Glenn Linderman writes:
 > On 1/13/2014 6:43 AM, Stephen J. Turnbull wrote:
 >> Glenn Linderman writes:

 >>> "smuggled binary" (great term borrowed from a different
 >>> subthread) muddies the waters of what you are dealing with.

 >> Not really. The "mud" is one or more of the serious deficiencies.
 >> It can be removed, I believe (and Nick apparently does, too).
 >> "asciistr" is one way to try that.

 > Yes really. Use of smuggled binary means the str containing it can
 > no longer be treated completely as a str.
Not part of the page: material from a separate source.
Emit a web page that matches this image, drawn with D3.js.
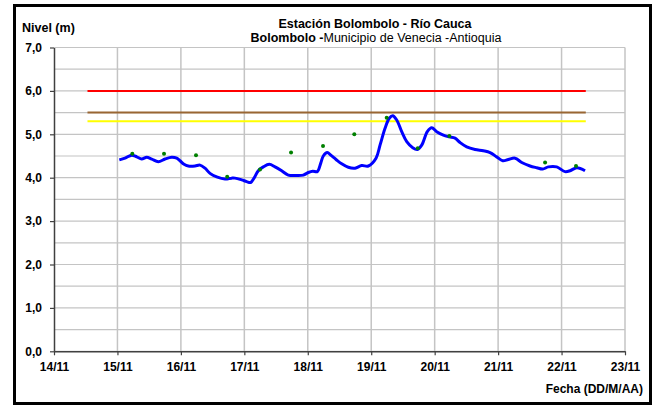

That is "muddier" than
 > having a str that is only a str.

You don't seem to understand what *asciistr* is: it's a *different
type* that is simultaneously compatible in operation with bytes and
str, by automatically converting to whichever it is used with.  If we
used asciistr, str would no longer be muddy (except in cases where we
would have used surrogateescape anyway).

You also don't seem to understand that bytes are conceptually pure
mud.  Anything that is pushed to bytes because you don't know what
type it is (or because at the time the program is written, the type
can't be known) is no longer subject to duck-typing.

So the question is "how is mud best handled?"  Obviously,
incorporating it in str with .decode('latin1') is inappropriate.
However, if you use .decode('ascii') you have your choice of error
handlers.  If you use errors='strict' then no mud can get in.  Use of
any other error handler is obviously a "consenting adults" behavior;
it should only be done when you expect that you can keep the muddy str
from leaking into places where it might be passed to an I/O function.
(Note that the internal processing of an application that never
outputs such a str is completely conformant to the Unicode Standard.
That's not a goal of Python, since surrogateescape is designed to be
used on output too.  But if the developer applies that standard to
each *program component*, he's going to be in pretty good shape.)

If you use asciistr, then you're pretty much in complete control.
The exception is operations that munge individual characters (case
conversion).  If you have a protocol with ASCII keywords but their
case is specified, you'll need to define another type to remove the
case-munging methods if you want that level of safety.

If, as in your proposal, bytes are tagged with descriptions, you are
effectively creating types on the fly.  But if the program doesn't
anticipate that, they're mud.  If the program doesn't anticipate all
of them those descriptions that are unhandled become mud, too.  ITSM
that the "syntax descriptor" feature is already present in Python, and
it's called "class".  So, IMHO, simply converting to an appropriate
Python type on input is what should be done, but in any case, I don't
see how adding a "syntax descriptor" attribute to bytes is going to
improve the situation significantly.

Note that such a class can postpone parsing for efficiency or lack of
information reasons, and store the object as bytes until needed.  But
this is not the same as passing around naked bytes, because the class
can ensure that bytes can't get out, only parsed objects.